Starving of yeast cells leads to a similarly extended lifespan, and indeed starving increases the available amount of NAD^{+} and reduces nicotinamide, both of which have the potential to increase the activity of Sir2. Furthermore, removing the Sir2 gene eliminates the life-extending effect of caloric restriction. Experiments in the nematode Caenorhabditis elegans and in the fruit fly Drosophila melanogaster support these findings. As of 2006, experiments in mice are underway.

However, some other findings call the above interpretation into question.
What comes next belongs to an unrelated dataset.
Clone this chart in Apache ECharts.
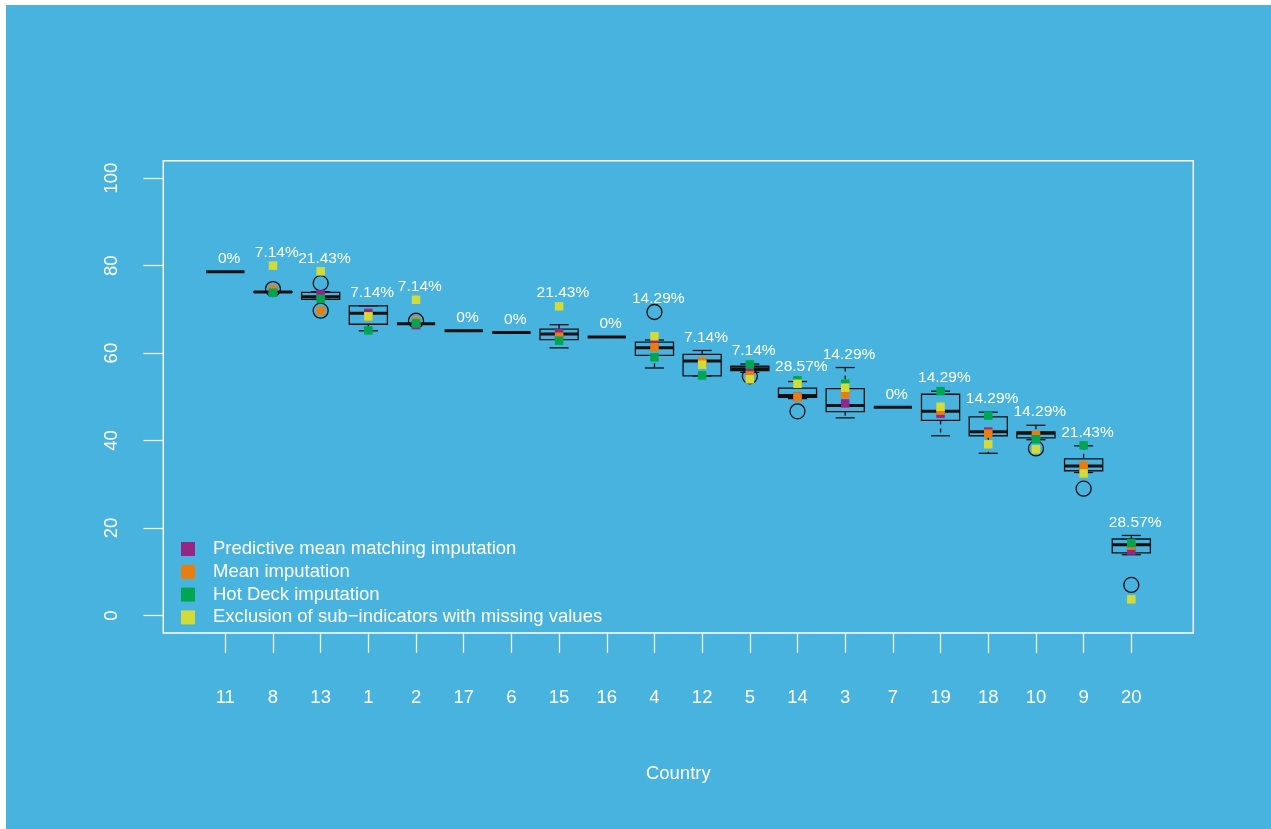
<!DOCTYPE html>
<html>
<head>
<meta charset="utf-8">
<title>Country scores by imputation method</title>
<script src="https://cdn.jsdelivr.net/npm/echarts@6/dist/echarts.min.js"></script>
<style>
  html, body { margin: 0; padding: 0; background: #ffffff; }
  #chart { position: absolute; left: 6px; top: 5px; width: 1265px; height: 824px; background: #48b3de; }
</style>
</head>
<body>
<div id="chart"></div>
<script>
// Countries in plotting order (sorted by score)
const countries = ['11', '8', '13', '1', '2', '17', '6', '15', '16', '4', '12', '5', '14', '3', '7', '19', '18', '10', '9', '20'];
// Share of sub-indicators with missing values, per country
const missingShare = ['0%', '7.14%', '21.43%', '7.14%', '7.14%', '0%', '0%', '21.43%', '0%', '14.29%',
  '7.14%', '7.14%', '28.57%', '14.29%', '0%', '14.29%', '14.29%', '14.29%', '21.43%', '28.57%'];

// Box-and-whisker statistics per country
const boxLow    = [78.6, 73.9, 72.3,  65.1, 66.7, 65.1, 64.7, 61.2,  63.7, 56.6, 54.8, 55.6, 49.6, 45.2, 47.6, 41.1, 37.1, 40.2,  32.7, 13.9];
const boxQ1     = [78.6, 73.9, 72.3,  66.6, 66.7, 65.1, 64.7, 63.1,  63.7, 59.5, 54.8, 56.0, 49.9, 46.6, 47.6, 44.6, 41.1, 40.6,  33.1, 14.3];
const boxMedian = [78.6, 74.0, 72.9,  69.1, 66.7, 65.1, 64.7, 64.35, 63.7, 61.2, 58.2, 56.4, 50.3, 48.0, 47.6, 46.7, 42.0, 41.65, 34.2, 16.2];
const boxQ3     = [78.6, 74.0, 73.9,  70.8, 66.7, 65.1, 64.7, 65.5,  63.7, 62.5, 59.7, 57.0, 52.0, 51.9, 47.6, 50.6, 45.4, 42.0,  35.8, 17.5];
const boxHigh   = [78.6, 74.0, 74.05, 70.8, 66.7, 65.1, 64.7, 66.5,  63.7, 63.0, 60.6, 57.5, 53.5, 56.7, 47.6, 51.3, 46.5, 43.5,  38.8, 18.3];
// Outlying values beyond the whiskers
const outliers = [[], [74.65], [76.0, 69.7], [], [67.4], [], [], [], [], [69.4],
  [], [54.7], [46.7], [], [], [], [], [38.2], [29.0], [7.0]];

// Country scores under each treatment of missing data
const pmmImputation  = [null, 74.2, 73.45, 69.2, 66.4, null, null, 64.6,  null, 62.6,  57.8,  55.9, 50.0, 48.5, null, 46.15, 42.05, 41.0, 33.4,  14.85];
const meanImputation = [null, 74.6, 69.7,  68.4, 67.3, null, null, 63.75, null, 61.35, 58.1,  54.9, 50.0, 50.7, null, 46.85, 41.6,  41.3, 34.35, 16.0];
const hotDeck        = [null, 73.8, 72.4,  65.2, 66.8, null, null, 62.85, null, 59.05, 54.9,  57.4, 53.8, 53.0, null, 51.3,  45.7,  40.3, 38.9,  16.55];
const exclusion      = [null, 80.0, 78.7,  68.4, 72.2, null, null, 70.7,  null, 63.85, 57.35, 54.0, 53.0, 52.1, null, 47.75, 39.15, 38.0, 32.5,  3.7];

const yTicks = [0, 20, 40, 60, 80, 100];

const methods = [
  { name: 'Predictive mean matching imputation', values: pmmImputation, color: '#962684' },
  { name: 'Mean imputation', values: meanImputation, color: '#e97e0e' },
  { name: 'Hot Deck imputation', values: hotDeck, color: '#00a651' },
  { name: 'Exclusion of sub\u2212indicators with missing values', values: exclusion, color: '#d3db39' }
];

const FONT = '"Liberation Sans", Arial, Helvetica, sans-serif';
const INK = '#111111';
const BOX_WIDTH = 0.8;      // in category units
const LABEL_LIFT = 3.0;     // percentage label sits this far above the highest mark
const LABEL_SHIFT = 0.08;   // small horizontal nudge of the percentage label

const positions = countries.map((_, i) => i + 1);

const boxData = positions.map((x, i) => [x, boxLow[i], boxQ1[i], boxMedian[i], boxQ3[i], boxHigh[i]]);

const outlierData = [];
outliers.forEach((list, i) => list.forEach(v => outlierData.push([positions[i], v])));

// Percentage labels go above the highest value drawn for each country
const labelData = positions.map((x, i) => {
  const all = [boxHigh[i], ...outliers[i]];
  methods.forEach(m => { if (m.values[i] != null) all.push(m.values[i]); });
  return [x + LABEL_SHIFT, Math.max(...all) + LABEL_LIFT];
});

function renderBox(params, api) {
  const x = api.value(0);
  const lo = api.value(1), q1 = api.value(2), md = api.value(3), q3 = api.value(4), hi = api.value(5);
  const half = api.size([BOX_WIDTH, 0])[0] / 2;
  const cap = half / 2;
  const px = api.coord([x, md])[0];
  const y = v => api.coord([x, v])[1];
  const thin = { stroke: INK, lineWidth: 1.3, fill: null };
  const dashed = { stroke: INK, lineWidth: 1.3, fill: null, lineDash: [4, 4] };
  return {
    type: 'group',
    children: [
      { type: 'line', shape: { x1: px, y1: y(hi), x2: px, y2: y(q3) }, style: dashed },
      { type: 'line', shape: { x1: px, y1: y(q1), x2: px, y2: y(lo) }, style: dashed },
      { type: 'line', shape: { x1: px - cap, y1: y(hi), x2: px + cap, y2: y(hi) }, style: thin },
      { type: 'line', shape: { x1: px - cap, y1: y(lo), x2: px + cap, y2: y(lo) }, style: thin },
      { type: 'rect', shape: { x: px - half, y: y(q3), width: 2 * half, height: y(q1) - y(q3) }, style: thin },
      { type: 'line', shape: { x1: px - half, y1: y(md), x2: px + half, y2: y(md) }, style: { stroke: INK, lineWidth: 3 } }
    ]
  };
}

function renderLabel(params, api) {
  const p = api.coord([api.value(0), api.value(1)]);
  return {
    type: 'text',
    x: p[0],
    y: p[1],
    style: {
      text: missingShare[params.dataIndex],
      fill: '#ffffff',
      font: '15.5px ' + FONT,
      textAlign: 'center',
      textVerticalAlign: 'middle'
    }
  };
}

const chart = echarts.init(document.getElementById('chart'), null, { renderer: 'canvas' });

chart.setOption({
  animation: false,
  backgroundColor: '#48b3de',
  textStyle: { fontFamily: FONT },
  grid: {
    left: 157.3, right: 77.7, top: 155.7, bottom: 196,
    show: true, borderColor: '#ffffff', borderWidth: 1.5, backgroundColor: 'transparent'
  },
  legend: {
    orient: 'vertical',
    left: 175, top: 534.5,
    padding: 0,
    icon: 'rect',
    itemWidth: 14, itemHeight: 14, itemGap: 3.8,
    selectedMode: false,
    data: methods.map(m => m.name),
    textStyle: { color: '#ffffff', fontSize: 18.5, fontFamily: FONT, lineHeight: 14, padding: [0, 0, 0, 13] }
  },
  xAxis: {
    type: 'value',
    min: -0.3, max: 21.3,
    name: 'Country',
    nameLocation: 'middle',
    nameGap: 131,
    nameTextStyle: { color: '#ffffff', fontSize: 18.5, fontFamily: FONT },
    axisLine: { show: false, onZero: false },
    splitLine: { show: false },
    axisTick: { show: true, inside: false, length: 20, customValues: positions, lineStyle: { color: '#f0f0f0', width: 1.3 } },
    axisLabel: {
      show: true, customValues: positions, margin: 55,
      color: '#ffffff', fontSize: 18.5, fontFamily: FONT,
      formatter: v => countries[Math.round(v) - 1] || ''
    }
  },
  yAxis: {
    type: 'value',
    min: -4, max: 104,
    axisLine: { show: false, onZero: false },
    splitLine: { show: false },
    axisTick: { show: true, inside: false, length: 20, customValues: yTicks, lineStyle: { color: '#f0f0f0', width: 1.3 } },
    axisLabel: {
      show: true, customValues: yTicks, rotate: 90, margin: 42,
      color: '#ffffff', fontSize: 18.5, fontFamily: FONT
    }
  },
  series: [
    {
      name: 'boxes', type: 'custom', renderItem: renderBox, data: boxData,
      encode: { x: 0, y: [1, 2, 3, 4, 5] }, silent: true, z: 2
    },
    {
      name: 'outliers', type: 'scatter', data: outlierData, symbol: 'circle', symbolSize: 15,
      itemStyle: { color: 'rgba(0,0,0,0)', borderColor: INK, borderWidth: 1.3, opacity: 1 }, silent: true, z: 3
    },
    ...methods.map(m => ({
      name: m.name, type: 'scatter', symbol: 'rect', symbolSize: 8.5,
      itemStyle: { color: m.color, opacity: 1 },
      data: positions.map((x, i) => [x, m.values[i]]).filter(d => d[1] != null),
      silent: true, z: 4
    })),
    {
      name: 'shares', type: 'custom', renderItem: renderLabel, data: labelData,
      encode: { x: 0, y: 1 }, silent: true, z: 5
    }
  ]
});
</script>
</body>
</html>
If one measures the lifespan of a yeast cell as the amount of time it can live in a non-dividing stage, then silencing the Sir2 gene actually increases lifespan Furthermore, calorie restriction can substantially prolong reproductive lifespan in yeast even in the absence of Sir2.

In organisms more complicated than yeast, it appears that Sir2 acts by deacetylation of several other proteins besides histones.
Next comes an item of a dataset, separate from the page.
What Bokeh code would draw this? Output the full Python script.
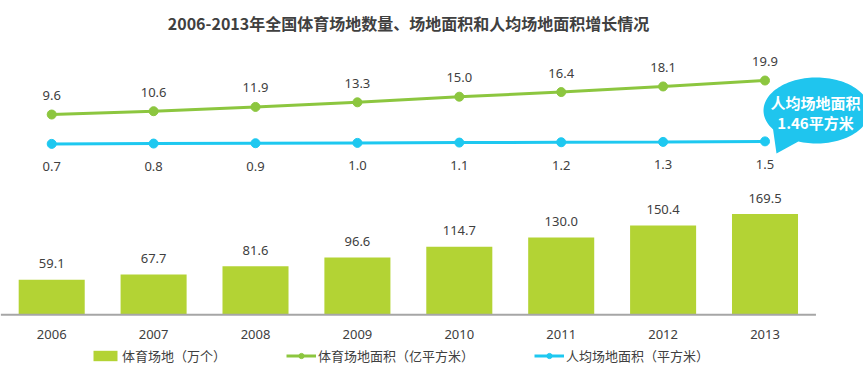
import numpy as np
from bokeh.plotting import figure
from bokeh.models import Range1d, ColumnDataSource, Label
from bokeh.core.properties import value
from bokeh.embed import file_html
from bokeh.resources import INLINE

# ---------------- data ----------------
years = ["2006", "2007", "2008", "2009", "2010", "2011", "2012", "2013"]
venues = [59.1, 67.7, 81.6, 96.6, 114.7, 130.0, 150.4, 169.5]          # 体育场地（万个）
area = [9.6, 10.6, 11.9, 13.3, 15.0, 16.4, 18.1, 19.9]                  # 体育场地面积（亿平方米）
per_capita = [0.7, 0.8, 0.9, 1.0, 1.1, 1.2, 1.3, 1.46]                  # 人均场地面积（平方米）

title_text = "2006-2013年全国体育场地数量、场地面积和人均场地面积增长情况"
bar_name = "体育场地（万个）"
area_name = "体育场地面积（亿平方米）"
pc_name = "人均场地面积（平方米）"
callout_lines = ["人均场地面积", "1.46平方米"]

# ---------------- style ----------------
W, H = 863, 367
XR = (-0.5025, 7.9666)
BR = (-88.72, 529.13)
LR = (-67.06, 44.15)
BAR_C = "#b3d334"
GREEN = "#8cc63f"
BLUE = "#1ec8f0"
BUBBLE = "#1fc5ee"
TXT = "#404040"
CJK_NAME = "Noto Sans CJK SC"
CJK = value(CJK_NAME)
NUM = value("Noto Sans")

x = list(range(len(years)))
src = ColumnDataSource(dict(
    x=x, years=years, venues=venues, area=area, pc=per_capita,
    venues_lbl=[f"{v:.1f}" for v in venues],
    area_lbl=[f"{v:.1f}" for v in area],
    pc_lbl=[f"{v:.1f}" for v in per_capita],
    zero=[0] * len(years),
))

p = figure(width=W, height=H, x_range=Range1d(*XR), y_range=Range1d(*BR),
           output_backend="svg", toolbar_location=None,
           x_axis_type=None, y_axis_type=None, min_border=0)
p.extra_y_ranges = {"line": Range1d(*LR)}
p.grid.visible = False
p.outline_line_color = None
p.background_fill_color = "white"
p.border_fill_color = "white"


def dx(px):
    return XR[0] + px * (XR[1] - XR[0]) / W


def dy_bar(py):
    return BR[0] + py * (BR[1] - BR[0]) / H


def dy_line(py):
    return LR[0] + py * (LR[1] - LR[0]) / H


# bars
p.vbar(x="x", top="venues", bottom=0, width=0.648, source=src,
       fill_color=BAR_C, line_color=None, legend_label=bar_name)
p.text(x="x", y="venues", text="venues_lbl", source=src, y_offset=-16,
       text_align="center", text_baseline="middle", text_font=NUM,
       text_font_size="13px", text_color=TXT)

# category axis line + year labels
p.segment(x0=-0.5, y0=0, x1=len(years) - 0.5, y1=0, line_color="#a6a6a6", line_width=2)
p.text(x="x", y="zero", text="years", source=src, y_offset=20,
       text_align="center", text_baseline="middle", text_font=NUM,
       text_font_size="13px", text_color=TXT)

# green line
p.line(x="x", y="area", source=src, y_range_name="line", line_color=GREEN,
       line_width=3, legend_label=area_name)
p.scatter(x="x", y="area", source=src, y_range_name="line", size=9,
          fill_color=GREEN, line_color=GREEN, legend_label=area_name)
p.text(x="x", y="area", text="area_lbl", source=src, y_range_name="line", y_offset=-19,
       text_align="center", text_baseline="middle", text_font=NUM,
       text_font_size="13px", text_color=TXT)

# blue line
p.line(x="x", y="pc", source=src, y_range_name="line", line_color=BLUE,
       line_width=3, legend_label=pc_name)
p.scatter(x="x", y="pc", source=src, y_range_name="line", size=9,
          fill_color=BLUE, line_color=BLUE, legend_label=pc_name)
p.text(x="x", y="pc", text="pc_lbl", source=src, y_range_name="line", y_offset=23,
       text_align="center", text_baseline="middle", text_font=NUM,
       text_font_size="13px", text_color=TXT)

# title
p.add_layout(Label(x=dx(408), y=dy_bar(345), text=title_text, text_align="center",
                   text_baseline="middle", text_font=CJK_NAME, text_font_size="16px",
                   text_font_style="bold", text_color=TXT))

# speech bubble callout (pixel geometry -> data coords)
cx, cy, rx, ry = 816, 257, 53, 33
a_start, a_end = np.deg2rad(250), np.deg2rad(215 + 360)
ang = np.linspace(a_start, a_end, 120)
bx = list(cx + rx * np.cos(ang)) + [cx - 40]
by = list(cy + ry * np.sin(ang)) + [cy - 43]
p.patch([dx(v) for v in bx], [dy_line(v) for v in by], y_range_name="line",
        fill_color=BUBBLE, line_color=None)
for txt, py in zip(callout_lines, [265, 245]):
    p.add_layout(Label(x=dx(815), y=dy_line(py), y_range_name="line", text=txt,
                       text_align="center", text_baseline="middle", text_font=CJK_NAME,
                       text_font_size="15px", text_font_style="bold", text_color="white"))

# legend
lg = p.legend[0]
lg.location = (90, 2)
lg.orientation = "horizontal"
lg.spacing = 60
lg.padding = 0
lg.margin = 0
lg.border_line_color = None
lg.background_fill_alpha = 0
lg.glyph_width = 30
lg.glyph_height = 13
lg.label_standoff = 2
lg.label_height = 13
lg.label_text_font = CJK_NAME
lg.label_text_font_size = "13px"
lg.label_text_color = TXT
lg.label_text_baseline = "middle"

open("out.html", "w").write(file_html(p, INLINE))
In the fruit fly Drosophila melanogaster, the Sir2 gene does not seem to be essential; loss of a sirtuin gene has only very subtle effects. However, mice lacking the SIRT1 gene (the sir2 biological equivalent) were smaller than normal at birth, often died early or became sterile.

==Inhibition of SIRT1==
Human aging is characterized by a chronic, low-grade inflammation level, and the pro-inflammatory transcription factor NF-κB is the main transcriptional regulator of genes related to inflammation. SIRT1 inhibits NF-κB-regulated gene expression by deacetylating the RelA/p65 subunit of NF-κB at lysine 310. But NF-κB more strongly inhibits SIRT1. NF-κB increases the levels of the microRNA miR-34a (which inhibits nicotinamide adenine dinucleotide NAD+ synthesis) by binding to its promoter region, resulting in lower levels of SIRT1.

Both the SIRT1 enzyme and the poly ADP-ribose polymerase 1 (PARP1) enzyme require NAD+ for activation. PARP1 is a DNA repair enzyme, so in conditions of high DNA damage, NAD+ levels can be reduced 20–30% thereby reducing SIRT1 activity.

==Homologous recombination==

SIRT1 protein actively promotes homologous recombination (HR) in human cells, and likely promotes recombinational repair of DNA breaks. SIRT1-mediated HR requires the WRN protein. WRN protein functions in double-strand break repair by HR. WRN protein is a RecQ helicase, and in its mutated form gives rise to Werner syndrome, a genetic condition in humans characterized by numerous features of premature aging. These findings link SIRT1 function to HR, a DNA repair process that is likely necessary for maintaining the integrity of the genome during aging.